NU profs try to stay balanced as attention narrows on Islam

Elaine Helm

Weinberg lecturer Lynn Whitcomb said she always has been careful to provide fair and unbiased information about Islam in her Arabic language classes. But as conflicts continue in the Middle East, she has become more adamant about creating a balance in the material she presents.

“Sometimes talking to people, if you don’t sound 100 percent supportive of Palestinians, you’re a Zionist and if you don’t sound 100 percent supportive of Israel, then you’re anti-Semitic,” she said. “I think there has to be something in between.”

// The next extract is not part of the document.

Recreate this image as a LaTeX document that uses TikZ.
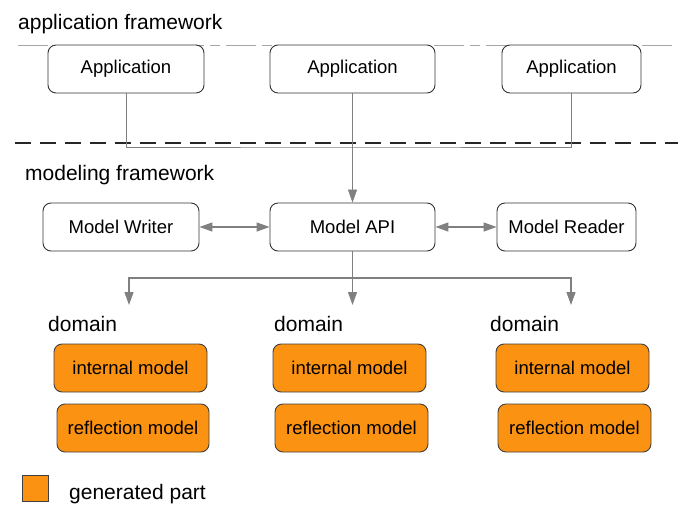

Despite concerns of fairness, Northwestern professors teaching courses related to the Middle East, Islam and Judaism say high tension in American society regarding the Israeli-Palestinian conflict has little bearing on the way they teach their courses.

“My approach to teaching language is that you have to, on some level, talk about culture,” Whitcomb said. “So we do talk about Islam in the class, but it’s more talking about religion as an impact on culture.”

But for Whitcomb and others teaching about the Middle East, criticism from extremists has become common. A Web site produced by a pro-Israel group called Middle East Forum criticizes professors and programs at universities for views on the Palestinian-Israeli conflict and on political Islam. Schools such as the University of Chicago are listed on the Web site, but, so far, there is no mention of NU.

The site,, says “American scholars … reject the views of most Americans and the enduring policies of the U.S. government about the Middle East” and “seem generally to dislike their own country.”

Medill associate professor Marda Dunsky, who is teaching a new course this quarter about reporting on the Arab world, said the views expressed on Campus Watch do not intimidate her. Rather, she said she is encouraged that about 100 professors have contacted the site’s owners asking to be added to the list.

“I think that’s a very good sign,” she said. “I mean, I’m not quaking in my boots. It’s like saying, ‘If you criticize American foreign policy, you don’t like your country.’ This is opinion masquerading as fact.”

Dunsky’s seminar class for Medill students will includes hands-on media criticism of American news coverage of Afghanistan, the Palestinian-Israeli conflict and other issues in the Arab world, she said. She also said she hopes for respectful dialogue, despite “heightened sensitivities.”

NU’s registrar and department chairpersons in history and religion say increased interest in the subjects is difficult to measure, but classes filled quickly and few still remain open.

Carl Petry, a history professor teaching early Islamic history this quarter, said he sees evidence of greater interest in classes about the political aspects of Islam.

“The huge waiting lists involve (classes about) the contemporary period,” he said. “There is interest in the history, but that tends to come from people who are not interested in the religion in itself.”

Whitcomb said the department of African and Asian languages opened introductory Arabic classes this year to more students and offered the course during the summer session for the first time. With more than 30 students in her first-year Arabic class this year, Whitcomb has nearly twice the number of students as in the past.

“That’s a reasonable sign that there’s a fairly strong interest,” Whitcomb said. “But I’m not sure that it’s entirely due to recent events.”

Even the religion department’s introductory Islam course filling up on the first day of registration does not necessarily indicate greater student interest, said Cristina Traina, chairwoman of NU’s religion department.

“It’s really hard to measure increased interest,” she said. “We normally end up with waiting lists at this time of year, but often if the classes get full, students give up.”

However, students in the Muslim-cultural Students Association are hoping to see more Islam-related classes soon, said Tehseen Ahmed, McSA co-president.

“We’re trying to work on getting a Middle Eastern studies program going,” said Ahmed, a Weinberg senior. “There definitely has been an increasing interest (in) taking classes on that part of the world.”